- DATA SUPPLIED:
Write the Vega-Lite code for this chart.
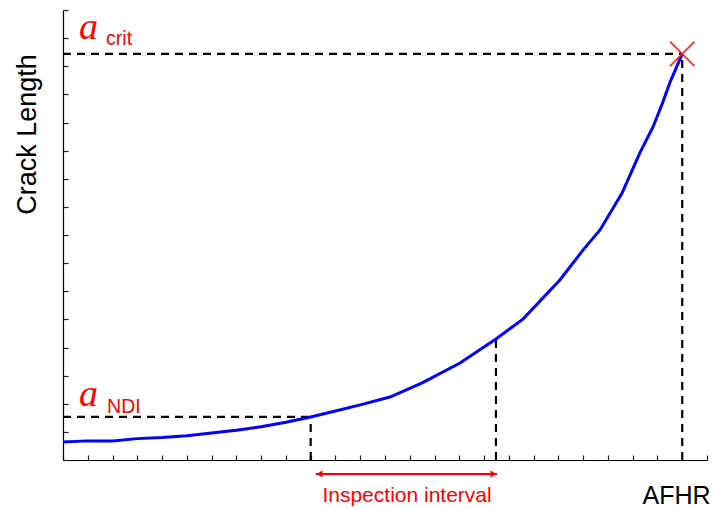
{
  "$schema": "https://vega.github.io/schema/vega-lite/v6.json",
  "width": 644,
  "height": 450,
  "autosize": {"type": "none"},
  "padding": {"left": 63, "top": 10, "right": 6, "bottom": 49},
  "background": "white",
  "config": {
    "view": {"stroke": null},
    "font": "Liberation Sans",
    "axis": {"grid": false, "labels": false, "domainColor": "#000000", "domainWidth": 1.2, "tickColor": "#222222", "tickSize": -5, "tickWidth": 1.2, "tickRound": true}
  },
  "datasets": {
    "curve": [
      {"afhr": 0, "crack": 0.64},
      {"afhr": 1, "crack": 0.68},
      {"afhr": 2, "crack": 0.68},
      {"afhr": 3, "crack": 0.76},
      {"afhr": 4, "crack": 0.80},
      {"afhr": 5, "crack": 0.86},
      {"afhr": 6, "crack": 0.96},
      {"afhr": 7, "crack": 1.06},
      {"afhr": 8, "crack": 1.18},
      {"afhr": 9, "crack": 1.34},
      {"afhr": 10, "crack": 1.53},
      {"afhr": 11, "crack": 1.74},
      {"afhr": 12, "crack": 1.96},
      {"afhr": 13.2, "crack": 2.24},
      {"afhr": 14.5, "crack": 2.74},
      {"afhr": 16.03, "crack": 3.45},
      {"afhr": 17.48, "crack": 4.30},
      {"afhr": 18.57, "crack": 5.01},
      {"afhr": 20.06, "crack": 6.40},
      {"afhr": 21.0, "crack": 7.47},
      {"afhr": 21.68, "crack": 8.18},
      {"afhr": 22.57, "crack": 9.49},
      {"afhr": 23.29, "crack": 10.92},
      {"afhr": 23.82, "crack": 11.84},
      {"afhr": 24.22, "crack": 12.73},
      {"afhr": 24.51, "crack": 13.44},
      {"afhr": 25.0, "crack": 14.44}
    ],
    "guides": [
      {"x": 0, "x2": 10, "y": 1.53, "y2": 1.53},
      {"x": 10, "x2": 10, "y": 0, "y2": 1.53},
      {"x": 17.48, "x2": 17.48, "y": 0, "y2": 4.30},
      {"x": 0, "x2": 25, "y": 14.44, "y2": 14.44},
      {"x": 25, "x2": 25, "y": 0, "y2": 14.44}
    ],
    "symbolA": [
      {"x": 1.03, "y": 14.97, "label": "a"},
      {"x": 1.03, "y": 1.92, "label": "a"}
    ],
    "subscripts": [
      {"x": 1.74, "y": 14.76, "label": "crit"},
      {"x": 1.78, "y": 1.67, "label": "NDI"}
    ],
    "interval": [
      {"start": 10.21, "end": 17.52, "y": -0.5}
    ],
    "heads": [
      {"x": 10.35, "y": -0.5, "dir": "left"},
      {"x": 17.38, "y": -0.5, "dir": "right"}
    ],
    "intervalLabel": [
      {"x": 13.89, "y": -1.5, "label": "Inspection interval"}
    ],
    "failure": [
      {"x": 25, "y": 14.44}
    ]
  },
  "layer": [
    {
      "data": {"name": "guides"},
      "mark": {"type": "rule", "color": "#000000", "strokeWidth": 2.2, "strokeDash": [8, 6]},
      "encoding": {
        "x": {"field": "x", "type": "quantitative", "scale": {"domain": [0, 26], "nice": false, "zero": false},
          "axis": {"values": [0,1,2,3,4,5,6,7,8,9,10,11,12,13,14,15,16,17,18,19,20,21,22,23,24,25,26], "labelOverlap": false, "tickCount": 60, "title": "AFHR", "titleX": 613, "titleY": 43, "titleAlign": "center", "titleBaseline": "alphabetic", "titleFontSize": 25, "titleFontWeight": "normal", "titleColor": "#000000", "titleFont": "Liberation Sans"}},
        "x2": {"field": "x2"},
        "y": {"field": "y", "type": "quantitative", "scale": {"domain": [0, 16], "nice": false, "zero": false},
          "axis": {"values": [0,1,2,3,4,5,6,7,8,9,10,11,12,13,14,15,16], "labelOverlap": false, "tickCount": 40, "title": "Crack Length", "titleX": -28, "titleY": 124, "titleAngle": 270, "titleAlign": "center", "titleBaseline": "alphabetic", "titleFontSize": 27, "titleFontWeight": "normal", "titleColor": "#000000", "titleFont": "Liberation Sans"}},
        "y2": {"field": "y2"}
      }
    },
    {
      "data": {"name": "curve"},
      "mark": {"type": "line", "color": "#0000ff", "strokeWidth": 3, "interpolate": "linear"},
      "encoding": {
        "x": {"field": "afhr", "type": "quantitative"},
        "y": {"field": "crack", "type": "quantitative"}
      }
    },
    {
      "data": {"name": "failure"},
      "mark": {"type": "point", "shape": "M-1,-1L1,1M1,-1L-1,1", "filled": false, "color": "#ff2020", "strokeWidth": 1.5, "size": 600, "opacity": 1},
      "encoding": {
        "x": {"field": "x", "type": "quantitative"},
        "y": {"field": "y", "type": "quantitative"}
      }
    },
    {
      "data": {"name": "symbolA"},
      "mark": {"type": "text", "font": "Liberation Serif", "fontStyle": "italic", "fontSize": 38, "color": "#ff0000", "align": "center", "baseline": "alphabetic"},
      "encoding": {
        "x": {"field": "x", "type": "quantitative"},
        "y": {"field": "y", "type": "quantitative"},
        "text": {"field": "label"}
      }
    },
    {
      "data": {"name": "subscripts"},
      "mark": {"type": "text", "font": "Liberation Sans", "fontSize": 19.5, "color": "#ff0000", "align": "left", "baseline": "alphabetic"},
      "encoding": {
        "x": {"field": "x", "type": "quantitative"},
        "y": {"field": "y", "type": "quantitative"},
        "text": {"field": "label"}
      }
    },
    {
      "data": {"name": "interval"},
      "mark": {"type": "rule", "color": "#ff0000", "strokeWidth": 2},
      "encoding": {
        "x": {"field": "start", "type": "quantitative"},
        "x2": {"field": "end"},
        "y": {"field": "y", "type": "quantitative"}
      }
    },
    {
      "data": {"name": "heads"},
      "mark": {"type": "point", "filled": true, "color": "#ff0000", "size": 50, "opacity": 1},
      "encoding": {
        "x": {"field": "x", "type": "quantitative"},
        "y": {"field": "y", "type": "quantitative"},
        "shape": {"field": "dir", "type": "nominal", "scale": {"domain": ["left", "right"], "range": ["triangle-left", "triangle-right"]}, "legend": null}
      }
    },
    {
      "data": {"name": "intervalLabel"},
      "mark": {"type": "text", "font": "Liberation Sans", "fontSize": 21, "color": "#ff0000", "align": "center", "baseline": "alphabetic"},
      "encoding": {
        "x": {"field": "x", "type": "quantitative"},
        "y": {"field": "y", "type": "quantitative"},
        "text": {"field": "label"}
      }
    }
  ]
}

* * *

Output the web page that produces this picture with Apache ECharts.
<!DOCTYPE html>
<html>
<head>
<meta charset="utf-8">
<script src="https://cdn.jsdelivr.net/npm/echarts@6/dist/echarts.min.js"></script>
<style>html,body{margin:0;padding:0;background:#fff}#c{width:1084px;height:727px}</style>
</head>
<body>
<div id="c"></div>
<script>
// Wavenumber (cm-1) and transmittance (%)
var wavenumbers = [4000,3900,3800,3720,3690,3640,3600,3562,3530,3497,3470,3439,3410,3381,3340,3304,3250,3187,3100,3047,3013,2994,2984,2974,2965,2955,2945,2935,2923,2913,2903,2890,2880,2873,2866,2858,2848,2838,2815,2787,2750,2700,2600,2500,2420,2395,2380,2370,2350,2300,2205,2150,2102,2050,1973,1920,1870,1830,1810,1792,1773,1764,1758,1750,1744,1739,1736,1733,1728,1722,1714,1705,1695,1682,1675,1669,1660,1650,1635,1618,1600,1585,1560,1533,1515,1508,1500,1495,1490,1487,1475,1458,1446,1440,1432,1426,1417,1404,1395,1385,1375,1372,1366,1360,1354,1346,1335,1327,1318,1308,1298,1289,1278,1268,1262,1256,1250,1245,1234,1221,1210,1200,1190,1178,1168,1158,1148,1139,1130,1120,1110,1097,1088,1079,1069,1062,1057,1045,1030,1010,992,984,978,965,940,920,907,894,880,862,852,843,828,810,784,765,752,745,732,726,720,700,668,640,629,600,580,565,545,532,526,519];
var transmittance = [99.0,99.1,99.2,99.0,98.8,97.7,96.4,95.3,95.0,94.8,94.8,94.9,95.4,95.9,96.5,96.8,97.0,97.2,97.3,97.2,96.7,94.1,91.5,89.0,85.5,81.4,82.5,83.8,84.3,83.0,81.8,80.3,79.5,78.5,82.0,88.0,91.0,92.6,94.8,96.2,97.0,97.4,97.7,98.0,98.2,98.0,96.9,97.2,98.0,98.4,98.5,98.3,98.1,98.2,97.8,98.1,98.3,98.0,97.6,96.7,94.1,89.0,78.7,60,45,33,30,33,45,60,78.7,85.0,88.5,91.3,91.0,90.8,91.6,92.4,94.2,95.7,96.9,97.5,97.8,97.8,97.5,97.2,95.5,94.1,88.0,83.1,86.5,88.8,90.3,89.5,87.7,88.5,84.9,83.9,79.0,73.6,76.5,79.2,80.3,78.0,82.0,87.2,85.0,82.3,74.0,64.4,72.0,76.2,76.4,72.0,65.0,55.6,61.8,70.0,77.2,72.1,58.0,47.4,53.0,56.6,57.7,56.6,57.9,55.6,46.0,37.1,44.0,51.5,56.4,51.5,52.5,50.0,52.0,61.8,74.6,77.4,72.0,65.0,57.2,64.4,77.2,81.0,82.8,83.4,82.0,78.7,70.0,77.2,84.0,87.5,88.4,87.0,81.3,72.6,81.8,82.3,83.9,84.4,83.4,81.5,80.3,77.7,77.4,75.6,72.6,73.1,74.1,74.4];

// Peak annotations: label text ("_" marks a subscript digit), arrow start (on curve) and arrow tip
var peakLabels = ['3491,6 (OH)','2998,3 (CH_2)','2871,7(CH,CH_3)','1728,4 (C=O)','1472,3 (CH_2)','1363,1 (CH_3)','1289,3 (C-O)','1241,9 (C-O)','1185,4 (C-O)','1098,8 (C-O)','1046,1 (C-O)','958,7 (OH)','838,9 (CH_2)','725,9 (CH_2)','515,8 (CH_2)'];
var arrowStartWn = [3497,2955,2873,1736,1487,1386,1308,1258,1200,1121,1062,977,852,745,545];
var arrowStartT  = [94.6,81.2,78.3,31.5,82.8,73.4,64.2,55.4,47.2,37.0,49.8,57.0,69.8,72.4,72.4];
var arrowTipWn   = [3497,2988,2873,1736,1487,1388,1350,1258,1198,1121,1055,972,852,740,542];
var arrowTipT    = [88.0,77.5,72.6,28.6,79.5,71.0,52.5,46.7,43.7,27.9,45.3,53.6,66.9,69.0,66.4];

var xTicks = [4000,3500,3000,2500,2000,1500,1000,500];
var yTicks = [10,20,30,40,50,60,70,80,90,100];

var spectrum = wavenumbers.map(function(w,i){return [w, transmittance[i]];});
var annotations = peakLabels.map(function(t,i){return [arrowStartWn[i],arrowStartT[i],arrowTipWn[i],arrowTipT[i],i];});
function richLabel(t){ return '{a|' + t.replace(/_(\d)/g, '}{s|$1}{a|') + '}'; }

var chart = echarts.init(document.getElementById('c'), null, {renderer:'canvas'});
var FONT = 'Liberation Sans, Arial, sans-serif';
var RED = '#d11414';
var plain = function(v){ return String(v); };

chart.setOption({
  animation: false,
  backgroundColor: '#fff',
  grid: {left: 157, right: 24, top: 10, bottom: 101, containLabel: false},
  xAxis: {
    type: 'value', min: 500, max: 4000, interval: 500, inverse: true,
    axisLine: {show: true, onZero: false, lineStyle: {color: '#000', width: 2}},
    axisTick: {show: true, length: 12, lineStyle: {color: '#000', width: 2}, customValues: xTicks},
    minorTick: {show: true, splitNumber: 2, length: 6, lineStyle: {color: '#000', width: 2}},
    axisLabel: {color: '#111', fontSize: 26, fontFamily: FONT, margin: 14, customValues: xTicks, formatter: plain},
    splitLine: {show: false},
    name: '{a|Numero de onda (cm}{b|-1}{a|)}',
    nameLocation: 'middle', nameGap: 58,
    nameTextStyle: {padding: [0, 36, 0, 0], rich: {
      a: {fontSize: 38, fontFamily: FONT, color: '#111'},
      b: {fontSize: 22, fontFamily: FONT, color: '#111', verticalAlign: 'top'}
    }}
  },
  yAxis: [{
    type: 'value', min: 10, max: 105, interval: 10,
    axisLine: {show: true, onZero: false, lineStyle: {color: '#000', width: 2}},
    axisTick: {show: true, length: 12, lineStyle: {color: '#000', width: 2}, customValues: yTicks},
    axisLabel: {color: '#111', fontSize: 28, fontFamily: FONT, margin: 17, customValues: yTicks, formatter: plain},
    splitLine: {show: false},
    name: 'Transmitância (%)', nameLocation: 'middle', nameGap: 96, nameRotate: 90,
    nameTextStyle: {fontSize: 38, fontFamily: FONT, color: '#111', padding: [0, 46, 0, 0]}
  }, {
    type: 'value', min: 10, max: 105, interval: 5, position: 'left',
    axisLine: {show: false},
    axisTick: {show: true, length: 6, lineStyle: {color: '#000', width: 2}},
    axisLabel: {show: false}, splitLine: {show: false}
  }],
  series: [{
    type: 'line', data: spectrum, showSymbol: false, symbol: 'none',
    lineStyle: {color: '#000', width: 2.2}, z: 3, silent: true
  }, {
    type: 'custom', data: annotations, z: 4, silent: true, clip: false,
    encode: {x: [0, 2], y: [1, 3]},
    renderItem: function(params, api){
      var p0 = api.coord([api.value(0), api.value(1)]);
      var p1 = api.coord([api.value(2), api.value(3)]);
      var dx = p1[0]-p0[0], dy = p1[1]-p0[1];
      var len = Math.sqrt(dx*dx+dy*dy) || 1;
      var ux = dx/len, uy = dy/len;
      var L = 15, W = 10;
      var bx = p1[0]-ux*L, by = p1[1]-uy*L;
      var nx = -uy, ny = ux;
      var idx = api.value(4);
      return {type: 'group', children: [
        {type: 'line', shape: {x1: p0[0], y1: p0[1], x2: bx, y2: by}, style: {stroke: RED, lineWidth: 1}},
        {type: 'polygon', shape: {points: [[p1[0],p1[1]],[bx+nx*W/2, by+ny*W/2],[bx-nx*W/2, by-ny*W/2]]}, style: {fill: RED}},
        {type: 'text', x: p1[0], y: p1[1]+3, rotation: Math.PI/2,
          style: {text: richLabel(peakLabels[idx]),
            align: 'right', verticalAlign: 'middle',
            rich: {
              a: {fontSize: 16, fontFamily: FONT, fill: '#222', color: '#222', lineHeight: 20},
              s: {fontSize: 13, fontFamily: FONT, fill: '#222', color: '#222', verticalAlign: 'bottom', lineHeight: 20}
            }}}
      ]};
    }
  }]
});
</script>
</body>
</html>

--

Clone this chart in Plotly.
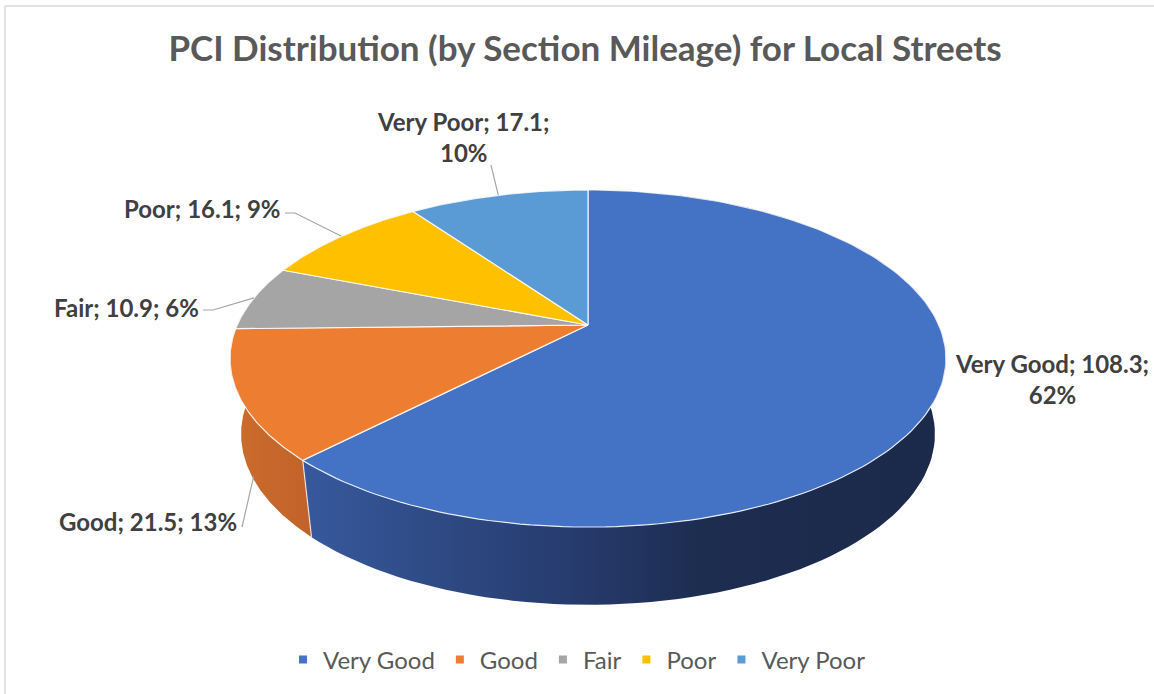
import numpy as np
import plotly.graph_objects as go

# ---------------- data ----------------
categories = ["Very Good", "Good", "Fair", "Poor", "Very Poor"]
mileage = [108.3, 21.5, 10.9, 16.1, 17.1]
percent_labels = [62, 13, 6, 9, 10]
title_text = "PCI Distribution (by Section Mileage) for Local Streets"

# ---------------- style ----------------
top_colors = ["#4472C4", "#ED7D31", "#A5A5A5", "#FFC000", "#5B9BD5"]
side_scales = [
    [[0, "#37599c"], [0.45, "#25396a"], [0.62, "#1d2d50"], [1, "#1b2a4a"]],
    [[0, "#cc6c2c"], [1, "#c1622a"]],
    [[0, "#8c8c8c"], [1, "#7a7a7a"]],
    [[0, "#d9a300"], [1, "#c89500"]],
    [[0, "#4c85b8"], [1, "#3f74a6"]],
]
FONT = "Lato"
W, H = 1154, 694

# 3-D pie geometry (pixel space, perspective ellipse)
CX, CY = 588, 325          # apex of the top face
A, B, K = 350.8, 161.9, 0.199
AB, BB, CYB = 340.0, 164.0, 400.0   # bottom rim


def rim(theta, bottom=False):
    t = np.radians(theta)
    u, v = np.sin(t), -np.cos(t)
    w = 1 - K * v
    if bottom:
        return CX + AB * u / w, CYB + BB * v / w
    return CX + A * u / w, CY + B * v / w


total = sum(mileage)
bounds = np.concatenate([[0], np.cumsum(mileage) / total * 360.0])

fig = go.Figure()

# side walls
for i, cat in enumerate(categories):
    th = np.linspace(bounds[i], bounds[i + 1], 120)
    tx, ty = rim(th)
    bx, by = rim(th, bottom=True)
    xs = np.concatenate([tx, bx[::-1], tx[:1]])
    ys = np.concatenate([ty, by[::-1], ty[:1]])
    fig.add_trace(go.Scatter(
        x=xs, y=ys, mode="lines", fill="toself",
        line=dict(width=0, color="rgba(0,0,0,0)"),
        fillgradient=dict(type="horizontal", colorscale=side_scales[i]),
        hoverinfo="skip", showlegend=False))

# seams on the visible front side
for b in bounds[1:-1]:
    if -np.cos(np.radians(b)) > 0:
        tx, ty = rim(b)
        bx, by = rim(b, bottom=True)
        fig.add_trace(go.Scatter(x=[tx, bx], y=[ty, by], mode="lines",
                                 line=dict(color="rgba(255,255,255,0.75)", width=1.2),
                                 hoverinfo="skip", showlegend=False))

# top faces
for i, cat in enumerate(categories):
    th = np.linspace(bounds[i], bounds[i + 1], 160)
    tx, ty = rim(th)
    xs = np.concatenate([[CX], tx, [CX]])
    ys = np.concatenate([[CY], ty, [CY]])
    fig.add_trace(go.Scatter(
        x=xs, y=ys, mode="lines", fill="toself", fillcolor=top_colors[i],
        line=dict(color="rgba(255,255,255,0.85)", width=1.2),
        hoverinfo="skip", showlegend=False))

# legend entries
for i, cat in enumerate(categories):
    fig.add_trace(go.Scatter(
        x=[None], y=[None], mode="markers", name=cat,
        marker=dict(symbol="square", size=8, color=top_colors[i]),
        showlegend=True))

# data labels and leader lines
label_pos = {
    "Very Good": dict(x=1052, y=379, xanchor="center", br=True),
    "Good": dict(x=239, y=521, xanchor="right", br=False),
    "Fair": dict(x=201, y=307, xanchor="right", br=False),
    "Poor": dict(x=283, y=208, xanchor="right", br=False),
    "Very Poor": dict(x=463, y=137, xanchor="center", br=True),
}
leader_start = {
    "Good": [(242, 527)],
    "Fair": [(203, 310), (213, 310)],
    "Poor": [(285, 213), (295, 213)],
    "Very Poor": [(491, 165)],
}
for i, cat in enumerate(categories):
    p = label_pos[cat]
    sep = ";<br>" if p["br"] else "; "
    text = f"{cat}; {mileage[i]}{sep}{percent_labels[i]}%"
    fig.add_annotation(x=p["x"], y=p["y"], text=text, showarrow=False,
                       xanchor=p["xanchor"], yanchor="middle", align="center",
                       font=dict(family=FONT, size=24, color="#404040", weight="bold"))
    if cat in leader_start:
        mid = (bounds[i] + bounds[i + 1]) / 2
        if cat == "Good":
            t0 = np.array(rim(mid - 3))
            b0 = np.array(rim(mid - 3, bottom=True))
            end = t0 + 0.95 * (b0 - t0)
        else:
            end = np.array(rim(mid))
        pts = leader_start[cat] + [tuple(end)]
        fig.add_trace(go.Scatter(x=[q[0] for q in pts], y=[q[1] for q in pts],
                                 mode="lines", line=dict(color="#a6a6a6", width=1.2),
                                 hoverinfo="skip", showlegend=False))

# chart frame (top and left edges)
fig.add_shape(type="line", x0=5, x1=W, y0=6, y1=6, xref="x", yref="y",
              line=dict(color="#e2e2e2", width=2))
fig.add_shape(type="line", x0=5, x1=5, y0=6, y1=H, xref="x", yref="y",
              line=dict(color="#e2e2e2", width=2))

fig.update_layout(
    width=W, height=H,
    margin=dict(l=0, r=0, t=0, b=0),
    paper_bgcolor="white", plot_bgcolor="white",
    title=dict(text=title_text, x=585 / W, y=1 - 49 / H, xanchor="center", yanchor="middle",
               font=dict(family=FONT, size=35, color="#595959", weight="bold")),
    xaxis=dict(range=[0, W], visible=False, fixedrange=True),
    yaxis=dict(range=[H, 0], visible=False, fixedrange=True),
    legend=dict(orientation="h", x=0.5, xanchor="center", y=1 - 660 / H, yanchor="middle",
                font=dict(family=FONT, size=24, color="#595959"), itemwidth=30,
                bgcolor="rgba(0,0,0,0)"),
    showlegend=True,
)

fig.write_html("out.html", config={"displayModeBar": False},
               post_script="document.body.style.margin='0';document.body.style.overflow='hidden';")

- YOUR TASK: From the material above, reproduce only what runs from the line holding "Clone this chart in Plotly." down to the line holding "AB, BB, CYB", both included, pictures excluded.

- WRITTEN SOLUTION:
Clone this chart in Plotly.
import numpy as np
import plotly.graph_objects as go

# ---------------- data ----------------
categories = ["Very Good", "Good", "Fair", "Poor", "Very Poor"]
mileage = [108.3, 21.5, 10.9, 16.1, 17.1]
percent_labels = [62, 13, 6, 9, 10]
title_text = "PCI Distribution (by Section Mileage) for Local Streets"

# ---------------- style ----------------
top_colors = ["#4472C4", "#ED7D31", "#A5A5A5", "#FFC000", "#5B9BD5"]
side_scales = [
    [[0, "#37599c"], [0.45, "#25396a"], [0.62, "#1d2d50"], [1, "#1b2a4a"]],
    [[0, "#cc6c2c"], [1, "#c1622a"]],
    [[0, "#8c8c8c"], [1, "#7a7a7a"]],
    [[0, "#d9a300"], [1, "#c89500"]],
    [[0, "#4c85b8"], [1, "#3f74a6"]],
]
FONT = "Lato"
W, H = 1154, 694

# 3-D pie geometry (pixel space, perspective ellipse)
CX, CY = 588, 325          # apex of the top face
A, B, K = 350.8, 161.9, 0.199
AB, BB, CYB = 340.0, 164.0, 400.0   # bottom rim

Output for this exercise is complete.